Chemical structures of antagonists for P2X7 receptors

Fig. 8.

Analysis of P2X7 antagonist efficiency and physical chemical properties Early identified antagonists lacked acceptable lead-like characteristics and are associated with low oral bioavailability and generally poor drug-like properties. Further, many of these antagonists also had generally low potency for blocking P2X7 receptors and showed significant species differences. In contrast, recently disclosed P2X7 antagonists have improved potency, selectivity, and physicochemical properties that are consistent with orally bioavailable leads and drugs. These compounds demonstrate the significant improvement in the quality of P2X7 antagonist chemical matter over time. The newer compounds have helped to solidify the preclinical validation of the role of P2X7 in inflammatory and chronic pain states (see text). Compared with the available chemical matter for antagonists of P2X3 and P2X4 receptors, the diversity of chemical matter for P2X7 antagonists suggests it may be a highly druggable target of pain and inflammation

The discovery of selective P2X7 receptor antagonists has helped clarify the role of this receptor in states of ongoing pain and inflammation [64, 67–69]. For example, AACBA (compound 47) has been reported to attenuate collagen-induced arthritis following prophylactic dosing in rats [70]. An analog from a series of adamantine P2X7 receptor-selective antagonists from AstraZeneca has provided signals of clinical efficacy in reducing the symptoms of rheumatoid arthritis [71].

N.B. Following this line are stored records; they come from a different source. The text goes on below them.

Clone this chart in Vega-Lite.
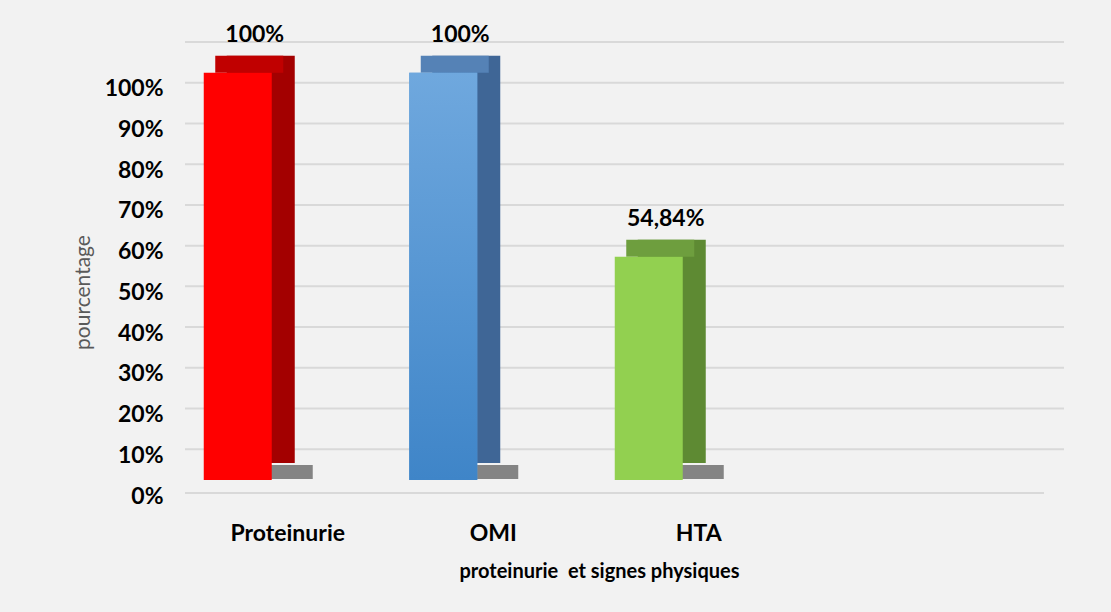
{
  "$schema": "https://vega.github.io/schema/vega-lite/v6.json",
  "width": 859,
  "height": 448,
  "autosize": {"type": "none"},
  "padding": {"left": 185, "top": 42, "right": 67, "bottom": 122},
  "background": "#f2f2f2",
  "config": {"view": {"stroke": null}, "font": "Lato"},
  "datasets": {
    "bars": [
      {"cat": "Proteinurie", "value": 1.0, "label": "100%"},
      {"cat": "OMI", "value": 1.0, "label": "100%"},
      {"cat": "HTA", "value": 0.5484, "label": "54,84%"}
    ],
    "grid": [
      {"g": 0.1}, {"g": 0.2}, {"g": 0.3}, {"g": 0.4}, {"g": 0.5}, {"g": 0.6},
      {"g": 0.7}, {"g": 0.8}, {"g": 0.9}, {"g": 1.0}, {"g": 1.1}
    ],
    "floor": [{"f": 0}]
  },
  "resolve": {"scale": {"color": "independent"}},
  "layer": [
    {
      "data": {"name": "grid"},
      "mark": {"type": "rule", "color": "#d9d9d9", "strokeWidth": 2, "xOffset": 20, "x2Offset": 20},
      "encoding": {
        "y": {"field": "g", "type": "quantitative", "scale": {"domain": [0, 1.1], "nice": false, "zero": true},
          "axis": {"values": [0, 0.1, 0.2, 0.3, 0.4, 0.5, 0.6, 0.7, 0.8, 0.9, 1.0], "format": ".0%", "grid": false,
            "ticks": false, "domain": false, "labelFont": "Lato", "labelFontWeight": "bold", "labelFontSize": 23,
            "labelColor": "#000000", "labelPadding": 22, "labelOffset": 6,
            "title": "pourcentage", "titleFont": "Lato", "titleFontWeight": "normal", "titleFontSize": 21,
            "titleColor": "#595959", "titleX": -102, "titleY": 250, "titleBaseline": "middle"}}
      }
    },
    {
      "data": {"name": "floor"},
      "mark": {"type": "rule", "color": "#d9d9d9", "strokeWidth": 2, "yOffset": 3},
      "encoding": {
        "y": {"field": "f", "type": "quantitative", "scale": {"domain": [0, 1.1], "nice": false}}
      }
    },
    {
      "data": {"name": "bars"},
      "mark": {"type": "tick", "orient": "horizontal", "color": "#3a3a3a", "opacity": 0.6, "size": 106, "thickness": 14, "xOffset": -28, "yOffset": -18},
      "encoding": {
        "x": {"field": "cat", "type": "nominal", "sort": null,
          "scale": {"domain": ["Proteinurie", "OMI", "HTA"], "paddingInner": 0, "paddingOuter": 0.59, "align": 0, "round": false}},
        "y": {"datum": 0, "type": "quantitative", "scale": {"domain": [0, 1.1], "nice": false}}
      }
    },
    {
      "data": {"name": "bars"},
      "mark": {"type": "bar", "width": 68, "xOffset": -27, "yOffset": -27, "y2Offset": -27},
      "encoding": {
        "x": {"field": "cat", "type": "nominal", "sort": null,
          "scale": {"domain": ["Proteinurie", "OMI", "HTA"], "paddingInner": 0, "paddingOuter": 0.59, "align": 0, "round": false},
          "axis": {"title": "proteinurie\u00a0 et signes physiques", "labelAngle": 0, "labelAlign": "center", "ticks": false, "domain": false,
            "labelFont": "Lato", "labelFontWeight": "bold", "labelFontSize": 23, "labelColor": "#000000",
            "labelPadding": 43,
            "titleFont": "Lato", "titleFontWeight": "bold", "titleFontSize": 20, "titleColor": "#000000",
            "titlePadding": 16, "titleX": 414}},
        "y": {"field": "value", "type": "quantitative", "scale": {"domain": [0, 1.1], "nice": false}},
        "color": {"field": "cat", "type": "nominal", "legend": null,
          "scale": {"domain": ["Proteinurie", "OMI", "HTA"], "range": ["#a30000", "#3f6696", "#5e8a33"]}}
      }
    },
    {
      "data": {"name": "bars"},
      "mark": {"type": "tick", "orient": "horizontal", "size": 68, "thickness": 17, "xOffset": -38.5, "yOffset": -18.5, "opacity": 1},
      "encoding": {
        "x": {"field": "cat", "type": "nominal", "sort": null,
          "scale": {"domain": ["Proteinurie", "OMI", "HTA"], "paddingInner": 0, "paddingOuter": 0.59, "align": 0, "round": false}},
        "y": {"field": "value", "type": "quantitative", "scale": {"domain": [0, 1.1], "nice": false}},
        "color": {"field": "cat", "type": "nominal", "legend": null,
          "scale": {"domain": ["Proteinurie", "OMI", "HTA"], "range": ["#c00000", "#5582b6", "#6e9e3e"]}}
      }
    },
    {
      "data": {"name": "bars"},
      "mark": {"type": "bar", "width": 68, "xOffset": -50, "yOffset": -10, "y2Offset": -10},
      "encoding": {
        "x": {"field": "cat", "type": "nominal", "sort": null,
          "scale": {"domain": ["Proteinurie", "OMI", "HTA"], "paddingInner": 0, "paddingOuter": 0.59, "align": 0, "round": false}},
        "y": {"field": "value", "type": "quantitative", "scale": {"domain": [0, 1.1], "nice": false}},
        "color": {"field": "cat", "type": "nominal", "legend": null,
          "scale": {"domain": ["Proteinurie", "OMI", "HTA"], "range": ["#ff0000", "#5b9bd5", "#92d050"]}}
      }
    },
    {
      "data": {"name": "bars"},
      "transform": [{"filter": "datum.cat === 'OMI'"}],
      "mark": {"type": "bar", "width": 68, "xOffset": -50, "yOffset": -10, "y2Offset": -10,
        "color": {"gradient": "linear", "x1": 0, "y1": 0, "x2": 0, "y2": 1,
          "stops": [{"offset": 0, "color": "#6fa8de"}, {"offset": 1, "color": "#3f85c8"}]}},
      "encoding": {
        "x": {"field": "cat", "type": "nominal", "sort": null,
          "scale": {"domain": ["Proteinurie", "OMI", "HTA"], "paddingInner": 0, "paddingOuter": 0.59, "align": 0, "round": false}},
        "y": {"field": "value", "type": "quantitative", "scale": {"domain": [0, 1.1], "nice": false}}
      }
    },
    {
      "data": {"name": "bars"},
      "mark": {"type": "text", "font": "Lato", "fontWeight": "bold", "fontSize": 23, "color": "#000000",
        "baseline": "middle", "align": "center", "xOffset": -33, "yOffset": -48},
      "encoding": {
        "x": {"field": "cat", "type": "nominal", "sort": null,
          "scale": {"domain": ["Proteinurie", "OMI", "HTA"], "paddingInner": 0, "paddingOuter": 0.59, "align": 0, "round": false}},
        "y": {"field": "value", "type": "quantitative", "scale": {"domain": [0, 1.1], "nice": false}},
        "text": {"field": "label"}
      }
    }
  ]
}
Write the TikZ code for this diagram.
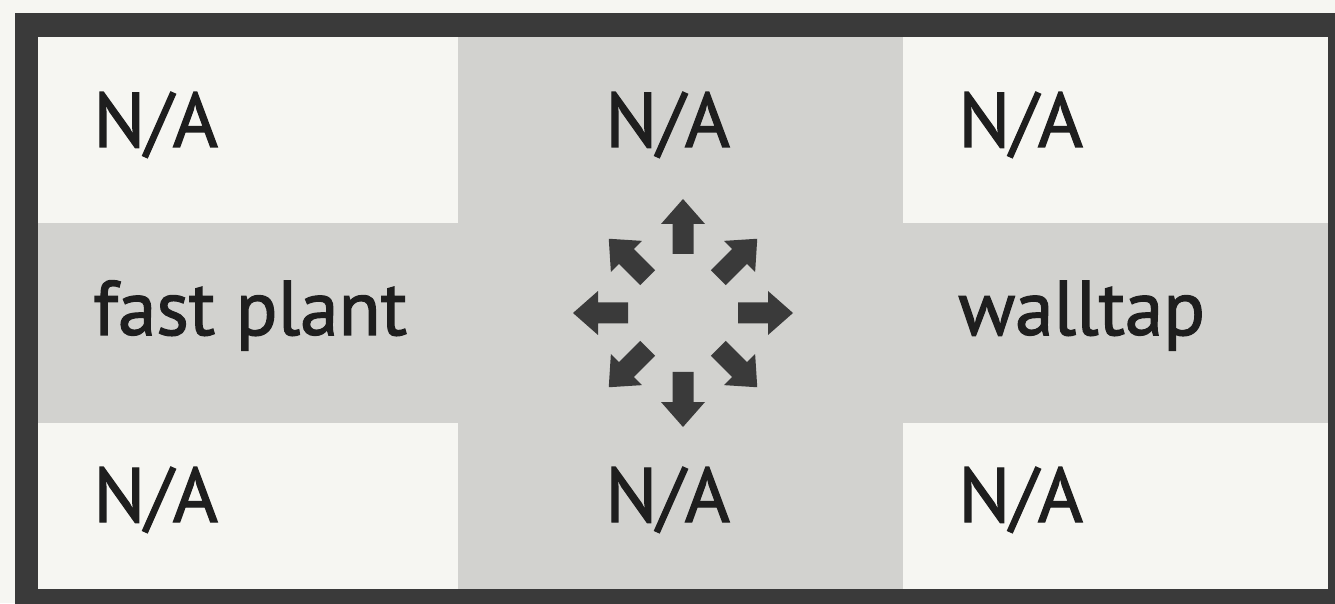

In experimental models of chronic nociception, A-740003 (compound 37) and A-438079 (compound 36), represent selective and competitive P2X7 antagonists that reduce inflammatory hyperalgesia in rodents [72, 73]. These effects do not appear to be secondary to P2X7-mediated anti-inflammatory effects in models of acute inflammation that are largely driven to prostaglandin E2 [72, 73]. P2X7 receptor-selective antagonists also reduce nociception in some, but not all, experimental models of neuropathic pain [67–69]). These effects have been reported to be mediated by spinal and/or supra-spinal sites of action based on the of ability A-438079 (compound 36) to reduce the firing of nociceptive specific and wide dynamic range spinal neurons in neuropathic rats [69]. Taken together, these data support a role for P2X7 receptors on microglial cells in mediating pronociceptive cytokine production (e.g., IL-β) in states of persistent pain. Thus, the contribution of the P2X7 receptor to spinal nociceptive processing is enhanced following a neuropathic injury and appears to modulate a diverse spectrum of inputs affecting spinal neuronal excitability. However, this action may not be mechanistically relevant in all neuropathic pain conditions. Recent data from Heegaard and colleagues have demonstrated the lack of microglial cell involvement and P2X7 antagonist mediated antinociception in two murine models of cancer pain [73].

Conclusions

The molecular cloning and characterization of the P2 receptor superfamilies has greatly contributed to the development of P2 receptor-selective antagonists. In the context of pain research, these advances have enabled initial investigations into the individual contributions of specific P2 receptors that are involved in the initiation and maintenance of chronic pain. Data based on the use of receptor-selective antagonists has clearly demonstrated mechanistically specific roles for P2X3 and P2X7 receptors in mediating nociceptive sensitivity. In contrast, definitive pharmacological validation for P2X4 receptors in modulating microglial cells during ongoing pain remains to be demonstrated. From a ligand recognition perspective, it is surprising that there is a diversity of pharmacophores that have potent and selective antagonist actions at P2X7 receptors. Such diversity is much more constrained for antagonists of P2X3 receptors and essentially absent for P2X4 receptor antagonists. The present analysis also shows that progress has been made in the generation of useful pharmacological tools for P2X3 and P2X7 receptors that have drug-like characteristics. Further, P2X3 and P2X7 receptor leads have advanced into early clinical evaluation.

Glossary

clogP

Calculated partition coefficient (octanol/water) of a unionized organic compound—ionization not considered and pH independent. A measure of lipophilicity

ClogD

Calculated distribution coefficient (octanol/buffer) of a compound in all forms (ionized and unionized)—pH dependent. A pH dependent measure of lipophilicity

PSA

Polar surface area—surface sum over all polar atoms in a molecule (generally N and O) units in Angstrom squared. A measure of polarity

HBD

Hydrogen bond donors

HBA

Hydrogen bond acceptors

MW

Molecular weight

BEI

Binding efficiency index

MPO

Multi-parameter optimization

ADME

Absorption, distribution, metabolism, and elimination

CFA

Complete Freund’s adjuvant